In the best of worlds, three equally-weighted 8 bit channels give you,
at most, about 9.6 bits of lightness information.  ( ln(256*3) / ln(2) )
   It doesn't actually work out to that much because your eye does not
equally weight the three channels.

(On a lesser note, if you're actually trying to extract the lightness
info, the most common RGB to lightness conversions compute the L channel
by taking (max3(r,g,b) + min3(r,g,b)) / 2, which gives you one more bit
of resolution than the source per-channel space (in this case, it gives
you 9 bits).)

Mr. Wesley, I only bring this up because I often hear people say that 24
bit RGB space has a great deal more contrast capacity than 8 bit
black-and-white space.  While the hue information gives the human eye
some extra info for contrast, it turns out that the perceptual
difference is far less than most people realize.  Depending on whose
numbers you believe, you end up with about 9 or 10 bits of useful
contrast range... right up against the arguable limit of human perception.

Good luck, all, and good print-making.  :)
-Jon Dubovsky ( entropy@... )

RE: [Digital BW] Re: 'combed' histograms in 16 bit ? - bpp and color spaces

2002-10-14 by Austin Franklin

> Austin Franklin wrote:
>  >>All other facts and misinformation aside, here is a bit of information
>  >>which should give you pause:  8 bits per channel of RGB data gives you
>  >>(only) 9 bits of lightness (black & white) information.
>  >>
>  >>-Jon Dubovsky ( entropy@... )
>  >
>  >
>  > Jon,
>  >
>  > Please explain the basis for this claim.
>
> In the best of worlds, three equally-weighted 8 bit channels give you,
> at most, about 9.6 bits of lightness information.  ( ln(256*3) / ln(2) )
>    It doesn't actually work out to that much because your eye does not
> equally weight the three channels.

I think you missed my question.  Where does your equation come from?  Also,
the channels aren't typically equally weighted.

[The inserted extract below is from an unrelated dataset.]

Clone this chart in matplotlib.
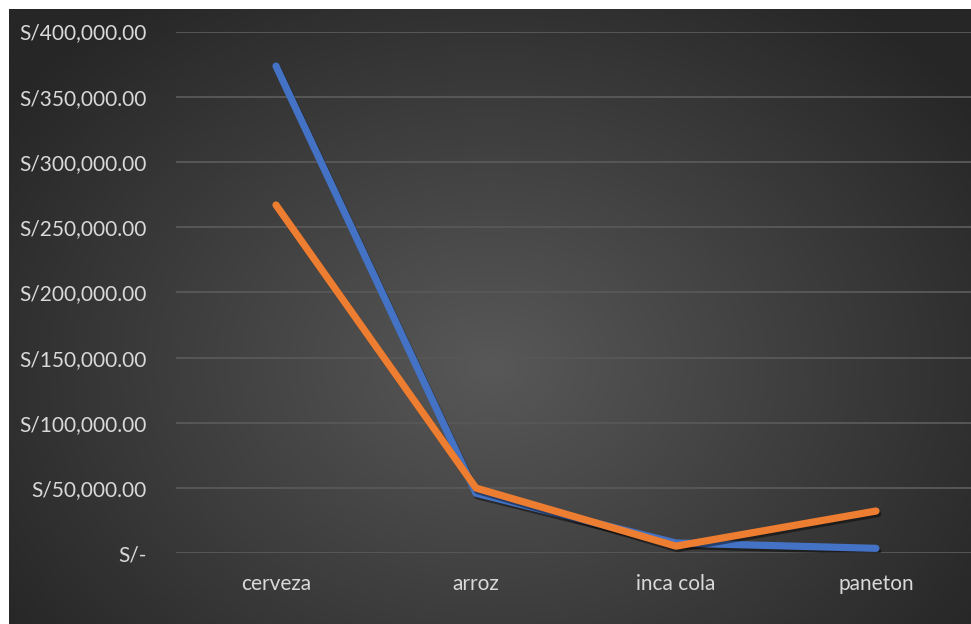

Mind you, I'm not disagreeing with you, but just want to know the origin of
your claim.

> (On a lesser note, if you're actually trying to extract the lightness
> info, the most common RGB to lightness conversions compute the L channel
> by taking (max3(r,g,b) + min3(r,g,b)) / 2, which gives you one more bit
> of resolution than the source per-channel space (in this case, it gives
> you 9 bits).)
>
> Mr. Wesley, I only bring this up because I often hear people say that 24
> bit RGB space has a great deal more contrast capacity than 8 bit
> black-and-white space.

That I agree with, that it doesn't.  There is a difference between luminance
and chrominance, and what's significant to the human eye.